また、お世辞にも清潔とは言えるような環境ではないので、お腹の弱い人や心配な人は避けた方がいいかもしれない。
チェウワン
店はルアムミットの専門店ではなく、クエティオ(麺)をメインにしたやや大きめの食堂といった感じだか、地元の人の間ではルアムミットがおいしい店として有名だ。
店に向かって右角に大きなショーケースが置かれており、その中にルアムミットの具がいくつも並べられている。
ガラス製のボウルに盛られたさまざまな具は、色・形・ツヤどれをとってもすばらしく、この店がかなりのこだわりを持って吟味していることが一目でわかる。
ここは、上記トンラムヤイ市場の店とは異なりルアムミットは1種類ではなく、中に入れる具の組み合わせをガラスケースの上に出されているメニューボードの中から選んで注文する。
残念ながらタイ語表記のみで、自分の能力では個々の具すべてを理解することができなかったのだが、1~3までの番号の後ろに具が羅列され、最後に値段が書かれている。
小ぶりの涼しげなガラスの器で供されるルアムミットは、上にかき氷がかぶせられており目の前に出された瞬間には中身を見ることはできず、氷をスプーンで崩していくと具が顔を現すように作られている。
シロップの甘さは控え目だが、ココナツミルクの味はしっかりしている。
どちらかというと、具材そのものの味を楽しんでもらいたい、ということなのだろうか。
しかし、ただ単に甘味を薄くしたというわけではなく、この店では蜜にほのかなバニラの香りを漂わせており、それが全体を包み込んで具材たちを調和させていると同時にルアムミットというひとつのスイートとしての完成度を高めている。

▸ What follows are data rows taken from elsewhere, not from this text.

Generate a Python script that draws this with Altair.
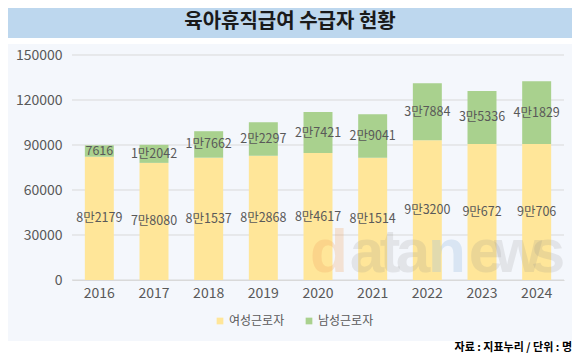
import altair as alt
import pandas as pd

years = ["2016", "2017", "2018", "2019", "2020", "2021", "2022", "2023", "2024"]
female = [82179, 78080, 81537, 82868, 84617, 81514, 93200, 90672, 90706]
male = [7616, 12042, 17662, 22297, 27421, 29041, 37884, 35336, 41829]
female_labels = ["8만2179", "7만8080", "8만1537", "8만2868", "8만4617", "8만1514", "9만3200", "9만672", "9만706"]
male_labels = ["7616", "1만2042", "1만7662", "2만2297", "2만7421", "2만9041", "3만7884", "3만5336", "4만1829"]
series = ["여성근로자", "남성근로자"]
colors = ["#FFE699", "#A9D18E"]
y_ticks = [0, 30000, 60000, 90000, 120000, 150000]
title_text = "육아휴직급여 수급자 현황"
source_text = "자료 : 지표누리 / 단위 : 명"

# watermark letters (decoration)
wm_letters = ["d", "a", "t", "a", "n", "e", "w", "s"]
wm_colors = ["#F2A35E", "#8C8C8C", "#8C8C8C", "#8C8C8C", "#9DBFE0", "#8C8C8C", "#8C8C8C", "#8C8C8C"]
wm_opac = [0.25, 0.17, 0.17, 0.17, 0.3, 0.17, 0.17, 0.17]
wm_px = [257, 295, 318, 341, 375, 414, 446, 476]

rows = []
for i, yr in enumerate(years):
    rows.append(dict(year=yr, series=series[0], value=female[i], label=female_labels[i], order=0))
    rows.append(dict(year=yr, series=series[1], value=male[i], label=male_labels[i], order=1))
df = pd.DataFrame(rows)
grid_df = pd.DataFrame({"tick": y_ticks})
wm_df = pd.DataFrame({"ch": wm_letters, "c": wm_colors, "o": wm_opac, "px": wm_px})

FONT = "Noto Sans CJK KR"
W, H = 492, 225

dummy = pd.DataFrame({"a": [0]})

panel = alt.Chart(dummy).mark_rect(color="#F4F7FC").encode(
    x=alt.value(-64), x2=alt.value(W + 8), y=alt.value(-11), y2=alt.value(286)
)
band = alt.Chart(dummy).mark_rect(color="#BDD7EE").encode(
    x=alt.value(-64), x2=alt.value(W + 8), y=alt.value(-47), y2=alt.value(-17)
)
title = alt.Chart(dummy).mark_text(
    text=title_text, font=FONT, fontSize=20, fontWeight="bold", color="#1a1a1a",
    align="center", baseline="middle"
).encode(x=alt.value(218), y=alt.value(-33))
source = alt.Chart(dummy).mark_text(
    text=source_text, font=FONT, fontSize=11, fontWeight="bold", color="#000000",
    align="right", baseline="middle"
).encode(x=alt.value(W + 8), y=alt.value(293))

y_scale = alt.Scale(domain=[0, 150000], nice=False)
y_axis = alt.Axis(values=y_ticks, title=None, ticks=False, domain=False, grid=False,
                  labelFontSize=14, labelColor="#595959",
                  labelPadding=10, format="d", labelFont=FONT, zindex=1)

grid = alt.Chart(grid_df).mark_rule(color="#D9D9D9", strokeWidth=1).encode(
    y=alt.Y("tick:Q", scale=y_scale, axis=y_axis)
)

watermark = alt.Chart(wm_df).mark_text(
    font="Liberation Sans", fontSize=62, fontWeight="bold", align="center", baseline="alphabetic"
).encode(
    x=alt.X("px:Q", scale=None),
    y=alt.value(217),
    text="ch:N",
    color=alt.Color("c:N", scale=None),
    opacity=alt.Opacity("o:Q", scale=None),
)

x_enc = alt.X(
    "year:N", sort=years,
    scale=alt.Scale(paddingInner=0.47, paddingOuter=0.235),
    axis=alt.Axis(title=None, labelAngle=0, ticks=False, domain=True, domainColor="#D9D9D9",
                  labelFontSize=14, labelColor="#595959", labelPadding=6, grid=False,
                  labelFont=FONT, zindex=1),
)

bars = alt.Chart(df).mark_bar().encode(
    x=x_enc,
    y=alt.Y("value:Q", stack="zero", scale=y_scale, axis=y_axis),
    color=alt.Color("series:N", scale=alt.Scale(domain=series, range=colors),
                    legend=alt.Legend(title=None, orient="none", direction="horizontal",
                                      legendX=142, legendY=260, symbolType="square",
                                      symbolSize=45, symbolStrokeWidth=0, labelFontSize=12,
                                      labelColor="#595959", labelFont=FONT, columnPadding=18,
                                      symbolOffset=0, labelOffset=3)),
    order=alt.Order("order:Q"),
)

labels = alt.Chart(df).transform_stack(
    stack="value", groupby=["year"], sort=[alt.SortField("order")], as_=["v0", "v1"]
).transform_calculate(
    mid="(datum.v0 + datum.v1) / 2"
).mark_text(font=FONT, fontSize=12.5, color="#595959", align="center", baseline="middle").encode(
    x=alt.X("year:N", sort=years),
    y=alt.Y("mid:Q", scale=y_scale, axis=y_axis),
    text="label:N",
)

chart = alt.layer(panel, band, title, grid, bars, watermark, labels, source).properties(
    width=W, height=H,
    autosize=alt.AutoSizeParams(type="none"),
    padding={"left": 64, "top": 47, "right": 8, "bottom": 75},
    background="#FFFFFF",
).configure_view(stroke=None)

chart.save("out.html", embed_options={"renderer": "svg", "actions": False})
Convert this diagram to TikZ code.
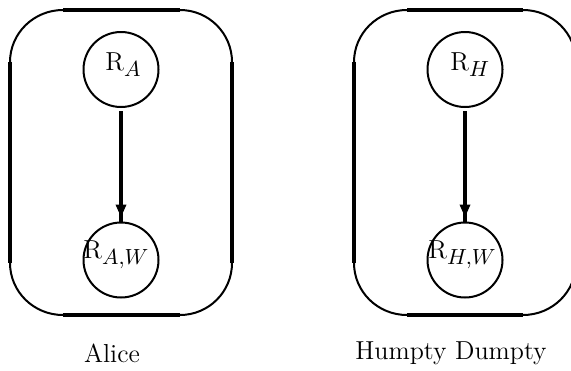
\documentclass[tikz,border=0pt]{standalone}
\usetikzlibrary{arrows.meta,decorations.markings}
\DeclareMathSizes{13}{13}{10.5}{8}
\begin{document}
\begin{tikzpicture}[x=0.5pt,y=-0.5pt,
  arcline/.style={line width=1pt},
  sideline/.style={line width=1.7pt},
  var/.style={circle,draw,line width=1pt,minimum size=37.5pt,inner sep=0pt},
  vlabel/.style={anchor=base west,inner sep=0pt,font=\fontsize{13}{15}\selectfont},
  caption/.style={anchor=base,inner sep=0pt,font=\fontsize{13}{15}\selectfont},
  conn/.style={line width=2pt,shorten <=1.5pt,
    decoration={markings,mark=at position -2pt with {\arrow{Triangle[length=6.5pt,width=5pt]}}},
    postaction={decorate}}]
\useasboundingbox (0,0) rectangle (571,370);
% left plate
\draw[sideline] (63,10) -- (180,10);
\draw[sideline] (63,315) -- (180,315);
\draw[sideline] (10,62) -- (10,263);
\draw[sideline] (232,62) -- (232,263);
\draw[arcline] (10,62) arc[start angle=180,end angle=90,x radius=53,y radius=-52];
\draw[arcline] (180,10) arc[start angle=90,end angle=0,x radius=52,y radius=-52];
\draw[arcline] (10,263) arc[start angle=180,end angle=270,x radius=53,y radius=-52];
\draw[arcline] (180,315) arc[start angle=270,end angle=360,x radius=52,y radius=-52];
% right plate
\draw[sideline] (407,10) -- (523,10);
\draw[sideline] (407,315) -- (523,315);
\draw[sideline] (354,62) -- (354,263);
\draw[sideline] (576,62) -- (576,263);
\draw[arcline] (354,62) arc[start angle=180,end angle=90,x radius=53,y radius=-52];
\draw[arcline] (523,10) arc[start angle=90,end angle=0,x radius=53,y radius=-52];
\draw[arcline] (354,263) arc[start angle=180,end angle=270,x radius=53,y radius=-52];
\draw[arcline] (523,315) arc[start angle=270,end angle=360,x radius=53,y radius=-52];
% nodes
\node[var] (ra) at (121,69.5) {};
\node[var] (raw) at (121,260) {};
\node[var] (rh) at (465,69.5) {};
\node[var] (rhw) at (465,260) {};
\node[vlabel] (ta) at (105,70) {R$_A$};
\node[vlabel] (taw) at (83,258) {R$_{A,W}$};
\node[vlabel] (th) at (450,70) {R$_H$};
\node[vlabel] (thw) at (428,258) {R$_{H,W}$};
\draw[conn] (ra) -- (raw);
\draw[conn] (rh) -- (rhw);
\node[caption] (alice) at (112,362) {Alice};
\node[caption] (humpty) at (451,359) {Humpty Dumpty};
\end{tikzpicture}
\end{document}
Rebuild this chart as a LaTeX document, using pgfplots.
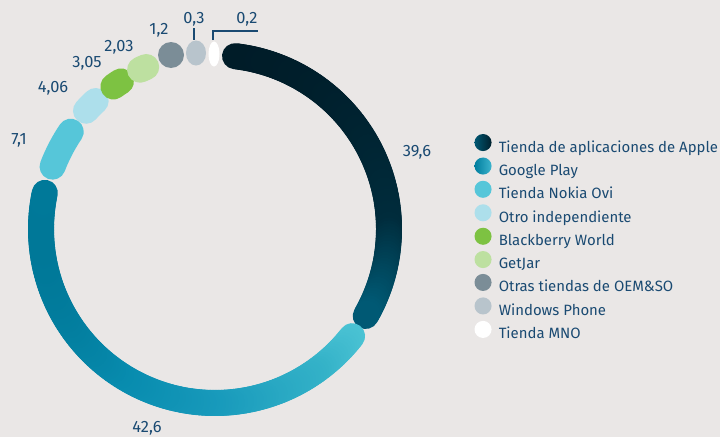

掲げられているメニューボードにはルアムミット以外にもいくつかの甘味がメニューに載っているほか、正面にか掲げられた看板には店名とともに「タプティムクローブ」と書かれており、メニューボードの一番最初に書かれているのもタプティムクローブ(栗に似たカヤツリグサ科の植物の球根、または白い小カブラほどの大きさの芋の一種を細かく刻んで粉をまぶし、煮てからシロップを入れて食べる【養徳社「タイ日辞典」第1巻P819】)なので、店の一番のウリはそちらなのかもしれないが、食べたことがないので詳細は不明。
単純な比較で言ってしまうと、トンラムヤイ市場の店の倍以上の料金で量は半分だか、ひとつひとつの素材の質から氷のかき方に至るまで、チェーウォンのほうがはるかに洗練されている。
さしずめ、高級ルアムミットというところだろうか。
甘味好きの方には、双方の店を試して「一口にルアムミットと言っても、こんなに違いがあるんだ」ということを実際に体験してみてほしいところだか、旅行者が利用するとなると、特に衛生面という点からこちらの店のほうがおすすめできるかもしれない。
場所柄外国人客も多いのだろう、麺類などの食事メニューは英語のものも用意されている。
おそらく簡単な英語くらいは通じるのではないかと推測されるので、食事のついでにデザートがわりにルアムミットをいただく、というのがいいかもしれない。
個人的には、麺類は値段も高目で特別おいしいとは思わなかったが……。
なお、店名のチェウワン(เจ๊อ้วน)は「太った(ウワン)お姉さん(チェ)」という意味だ。
今まで店に何回も足を運んでいるが、どの人が店主(太ったお姉さん)なのかはまだ自分はわかっていない。